### [Do this]
Return only the number of lines holding the word "React".

--- Information provided ---

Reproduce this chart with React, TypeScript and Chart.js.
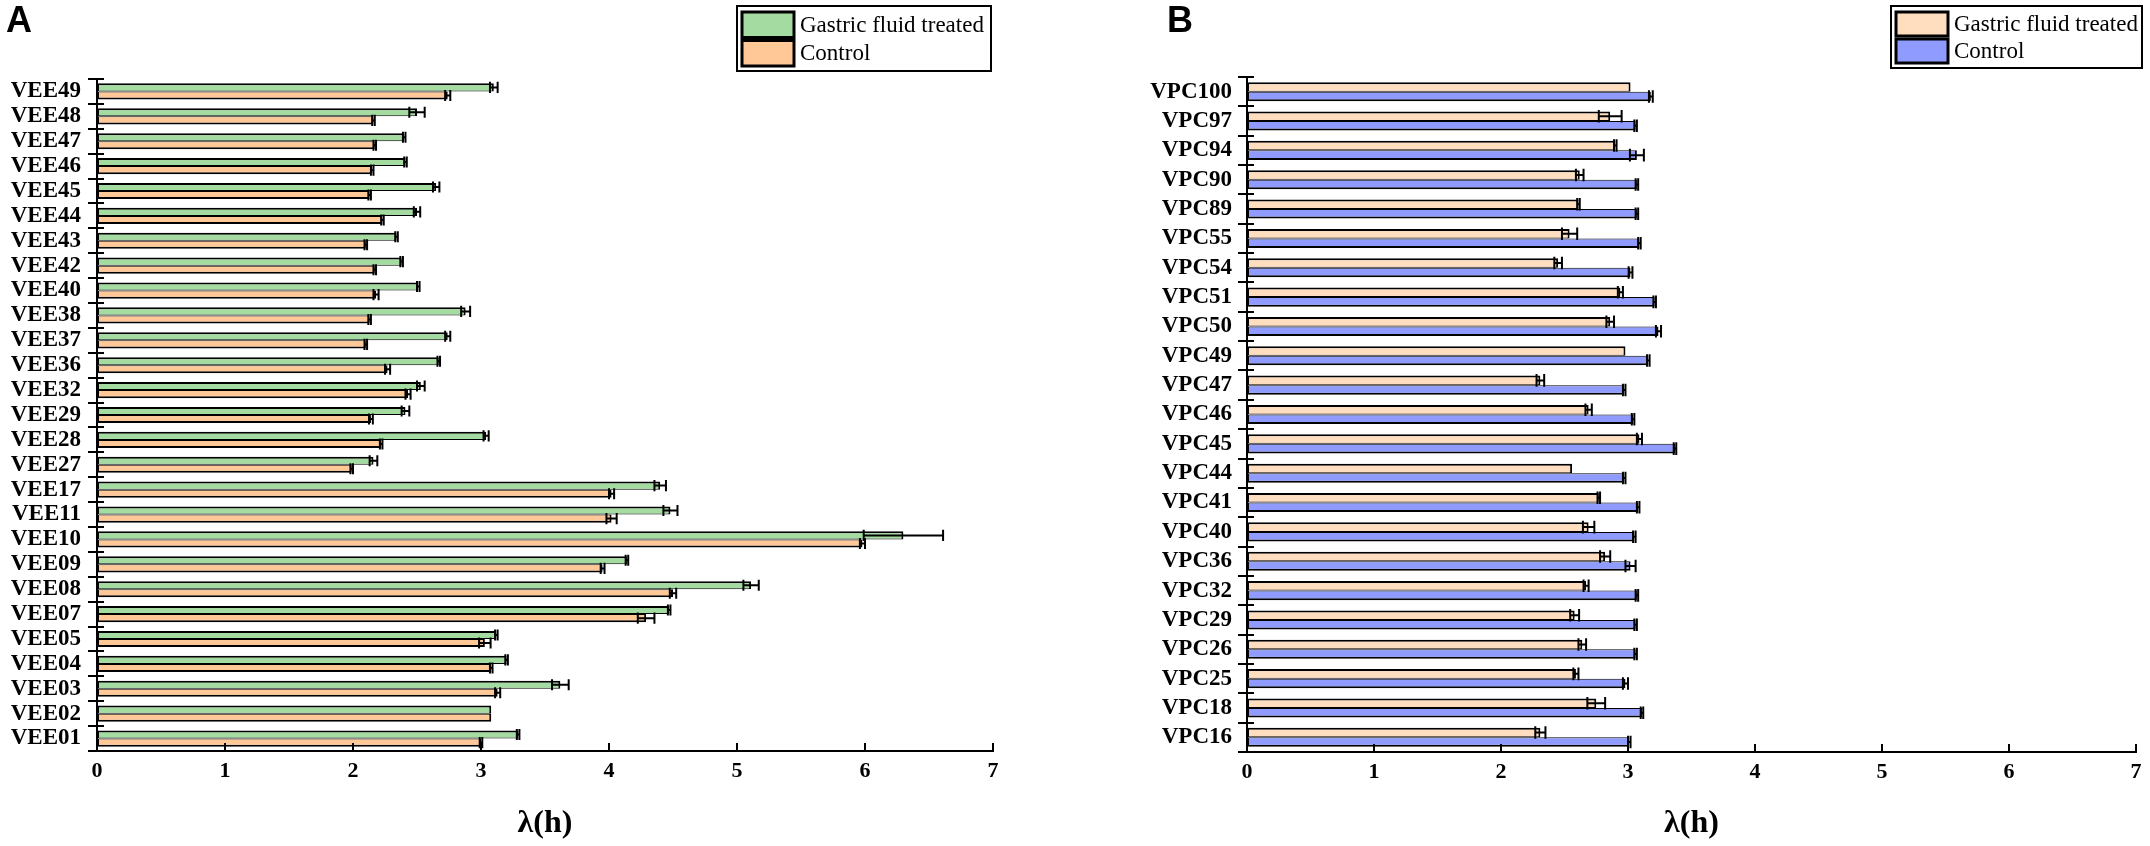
import React, { useEffect, useRef } from "react";
import { Chart, registerables } from "chart.js";

Chart.register(...registerables);

const SERIF = "'Liberation Serif', 'Times New Roman', serif";
const SANS = "'Liberation Sans', Arial, sans-serif";

// ---------- shared ----------
const seriesNames = ["Gastric fluid treated", "Control"];
const xTicks = [0, 1, 2, 3, 4, 5, 6, 7];
const axisTitle = "λ(h)";

// ---------- Panel A (top to bottom) ----------
const categoriesA = [
  "VEE49", "VEE48", "VEE47", "VEE46", "VEE45", "VEE44", "VEE43", "VEE42", "VEE40",
  "VEE38", "VEE37", "VEE36", "VEE32", "VEE29", "VEE28", "VEE27", "VEE17", "VEE11",
  "VEE10", "VEE09", "VEE08", "VEE07", "VEE05", "VEE04", "VEE03", "VEE02", "VEE01",
];
const gastricA = [
  3.10, 2.50, 2.40, 2.41, 2.65, 2.50, 2.34, 2.38, 2.51,
  2.88, 2.74, 2.67, 2.53, 2.41, 3.04, 2.16, 4.40, 4.48,
  6.30, 4.14, 5.11, 4.47, 3.12, 3.20, 3.62, 3.08, 3.29,
];
const gastricErrA = [
  0.03, 0.06, 0.01, 0.01, 0.025, 0.025, 0.01, 0.01, 0.01,
  0.035, 0.02, 0.01, 0.03, 0.03, 0.02, 0.03, 0.045, 0.055,
  0.31, 0.01, 0.06, 0.01, 0.01, 0.01, 0.065, 0, 0.01,
];
const controlA = [
  2.74, 2.16, 2.17, 2.15, 2.13, 2.23, 2.10, 2.17, 2.18,
  2.13, 2.10, 2.27, 2.43, 2.14, 2.22, 1.99, 4.02, 4.02,
  5.98, 3.95, 4.50, 4.29, 3.03, 3.08, 3.13, 3.08, 3.00,
];
const controlErrA = [
  0.02, 0.01, 0.01, 0.01, 0.01, 0.01, 0.01, 0.01, 0.02,
  0.01, 0.01, 0.02, 0.02, 0.015, 0.01, 0.01, 0.02, 0.04,
  0.02, 0.015, 0.025, 0.065, 0.045, 0.01, 0.02, 0, 0.01,
];

// ---------- Panel B (top to bottom) ----------
const categoriesB = [
  "VPC100", "VPC97", "VPC94", "VPC90", "VPC89", "VPC55", "VPC54", "VPC51",
  "VPC50", "VPC49", "VPC47", "VPC46", "VPC45", "VPC44", "VPC41", "VPC40",
  "VPC36", "VPC32", "VPC29", "VPC26", "VPC25", "VPC18", "VPC16",
];
const gastricB = [
  3.02, 2.86, 2.90, 2.62, 2.61, 2.54, 2.45, 2.94,
  2.86, 2.98, 2.31, 2.69, 3.09, 2.56, 2.77, 2.69,
  2.82, 2.67, 2.58, 2.64, 2.59, 2.75, 2.31,
];
const gastricErrB = [
  0, 0.09, 0.01, 0.03, 0.01, 0.06, 0.03, 0.02,
  0.03, 0, 0.03, 0.025, 0.02, 0, 0.01, 0.045,
  0.04, 0.02, 0.035, 0.03, 0.02, 0.07, 0.04,
];
const controlB = [
  3.18, 3.06, 3.07, 3.07, 3.07, 3.09, 3.02, 3.21,
  3.24, 3.16, 2.97, 3.04, 3.37, 2.97, 3.08, 3.05,
  3.02, 3.07, 3.06, 3.06, 2.98, 3.11, 3.01,
];
const controlErrB = [
  0.015, 0.01, 0.055, 0.01, 0.01, 0.01, 0.015, 0.01,
  0.02, 0.01, 0.01, 0.01, 0.01, 0.01, 0.01, 0.01,
  0.04, 0.01, 0.01, 0.01, 0.02, 0.01, 0.01,
];

const colorsA = ["#A4DBA0", "#FFC896"];
const colorsB = ["#FFDEC0", "#8F9BFF"];

// ---------- plugins ----------
const errorBarPlugin = {
  id: "errorBars",
  afterDatasetsDraw(chart: any) {
    const ctx = chart.ctx;
    const xs = chart.scales.x;
    ctx.save();
    ctx.strokeStyle = "#000";
    ctx.lineWidth = 2;
    chart.data.datasets.forEach((ds: any, di: number) => {
      const meta = chart.getDatasetMeta(di);
      meta.data.forEach((el: any, i: number) => {
        const e = ds.errors[i];
        if (!e) return;
        const v = ds.data[i];
        const x1 = xs.getPixelForValue(v - e);
        const x2 = xs.getPixelForValue(v + e);
        const y = el.y;
        const hh = el.height / 2 + 1.5;
        ctx.beginPath();
        ctx.moveTo(x1, y);
        ctx.lineTo(x2, y);
        ctx.moveTo(x1, y - hh);
        ctx.lineTo(x1, y + hh);
        ctx.moveTo(x2, y - hh);
        ctx.lineTo(x2, y + hh);
        ctx.stroke();
      });
    });
    ctx.restore();
  },
};

const axisMarksPlugin = {
  id: "axisMarks",
  afterDraw(chart: any) {
    const { ctx, chartArea } = chart;
    const xs = chart.scales.x;
    const ys = chart.scales.y;
    ctx.save();
    ctx.strokeStyle = "#000";
    ctx.lineWidth = 2;
    const n = chart.data.labels.length;
    const x0 = chartArea.left;
    for (let i = 0; i <= n; i++) {
      const y = Math.round(ys.getPixelForValue(i - 0.5));
      ctx.beginPath();
      ctx.moveTo(x0 - 9, y);
      ctx.lineTo(x0 + 7, y);
      ctx.stroke();
    }
    const yb = chartArea.bottom;
    xTicks.forEach((v) => {
      if (v === 0) return;
      const x = Math.round(xs.getPixelForValue(v));
      ctx.beginPath();
      ctx.moveTo(x, yb);
      ctx.lineTo(x, yb - 8);
      ctx.stroke();
    });
    ctx.restore();
  },
};

function makeLegendPlugin(box: { x: number; y: number; w: number; h: number }) {
  return {
    id: "boxLegend",
    afterDraw(chart: any) {
      const ctx = chart.ctx;
      ctx.save();
      ctx.fillStyle = "#fff";
      ctx.fillRect(box.x, box.y, box.w, box.h);
      ctx.strokeStyle = "#000";
      ctx.lineWidth = 2;
      ctx.strokeRect(box.x, box.y, box.w, box.h);
      const rowH = (box.h - 8) / 2;
      ctx.font = `23px ${SERIF}`;
      ctx.textBaseline = "middle";
      ctx.textAlign = "left";
      chart.data.datasets.forEach((ds: any, i: number) => {
        const sy = box.y + 5 + i * rowH + 1;
        const sh = rowH - 3;
        const sx = box.x + 5;
        const sw = 52;
        ctx.fillStyle = ds.backgroundColor;
        ctx.fillRect(sx, sy, sw, sh);
        ctx.lineWidth = 3;
        ctx.strokeStyle = "#000";
        ctx.strokeRect(sx, sy, sw, sh);
        ctx.fillStyle = "#000";
        ctx.fillText(ds.label, sx + sw + 6, sy + sh / 2 + 1);
      });
      ctx.restore();
    },
  };
}

function makeConfig(
  labels: string[],
  gastric: number[],
  gastricErr: number[],
  control: number[],
  controlErr: number[],
  colors: string[],
  area: { top: number; right: number; yWidth: number; xHeight: number; labelPad: number },
  legendBox: { x: number; y: number; w: number; h: number }
): any {
  return {
    type: "bar",
    data: {
      labels,
      datasets: [
        {
          label: seriesNames[0],
          data: gastric,
          errors: gastricErr,
          backgroundColor: colors[0],
          borderColor: "#000",
          borderWidth: { top: 2, bottom: 1, left: 2, right: 2 },
          borderSkipped: false,
          categoryPercentage: 0.65,
          barPercentage: 1,
        },
        {
          label: seriesNames[1],
          data: control,
          errors: controlErr,
          backgroundColor: colors[1],
          borderColor: "#000",
          borderWidth: { top: 1, bottom: 2, left: 2, right: 2 },
          borderSkipped: false,
          categoryPercentage: 0.65,
          barPercentage: 1,
        },
      ],
    },
    options: {
      indexAxis: "y",
      responsive: false,
      animation: false,
      devicePixelRatio: 1,
      layout: { padding: { top: area.top, right: area.right, left: 0, bottom: 0 } },
      plugins: {
        legend: { display: false },
        tooltip: { enabled: false },
      },
      scales: {
        x: {
          type: "linear",
          min: 0,
          max: 7,
          afterBuildTicks: (s: any) => {
            s.ticks = xTicks.map((v) => ({ value: v }));
          },
          ticks: {
            color: "#000",
            padding: 7,
            font: { family: SERIF, size: 22, weight: "bold" },
          },
          grid: { display: false, drawTicks: false },
          border: { display: true, color: "#000", width: 2 },
          title: {
            display: true,
            text: axisTitle,
            color: "#000",
            font: { family: SERIF, size: 32, weight: "bold" },
            padding: { top: 0, bottom: 3 },
          },
          afterFit: (s: any) => {
            s.height = area.xHeight;
          },
        },
        y: {
          type: "category",
          ticks: {
            color: "#000",
            autoSkip: false,
            padding: area.labelPad,
            font: { family: SERIF, size: 23, weight: "bold", lineHeight: 1 },
          },
          grid: { display: false, drawTicks: false },
          border: { display: true, color: "#000", width: 2 },
          afterFit: (s: any) => {
            s.width = area.yWidth;
          },
        },
      },
    },
    plugins: [errorBarPlugin, axisMarksPlugin, makeLegendPlugin(legendBox)],
  };
}

export default function App() {
  const refA = useRef<HTMLCanvasElement | null>(null);
  const refB = useRef<HTMLCanvasElement | null>(null);

  useEffect(() => {
    const chartA = new Chart(
      refA.current as HTMLCanvasElement,
      makeConfig(
        categoriesA, gastricA, gastricErrA, controlA, controlErrA, colorsA,
        { top: 79, right: 82, yWidth: 97, xHeight: 95, labelPad: 16 },
        { x: 737, y: 6, w: 254, h: 65 }
      )
    );
    const chartB = new Chart(
      refB.current as HTMLCanvasElement,
      makeConfig(
        categoriesB, gastricB, gastricErrB, controlB, controlErrB, colorsB,
        { top: 77, right: 14, yWidth: 172, xHeight: 94, labelPad: 15 },
        { x: 816, y: 6, w: 251, h: 62 }
      )
    );
    return () => {
      chartA.destroy();
      chartB.destroy();
    };
  }, []);

  const panelLabel: React.CSSProperties = {
    position: "absolute",
    top: 2,
    font: `bold 36px ${SANS}`,
    lineHeight: "36px",
    color: "#000",
  };

  return (
    <div style={{ position: "absolute", left: 0, top: 0, width: 2150, height: 846, background: "#fff" }}>
      <canvas ref={refA} width={1075} height={846} style={{ position: "absolute", left: 0, top: 0 }} />
      <canvas ref={refB} width={1075} height={846} style={{ position: "absolute", left: 1075, top: 0 }} />
      <div style={{ ...panelLabel, left: 6 }}>A</div>
      <div style={{ ...panelLabel, left: 1167 }}>B</div>
    </div>
  );
}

---

### [The solution]
3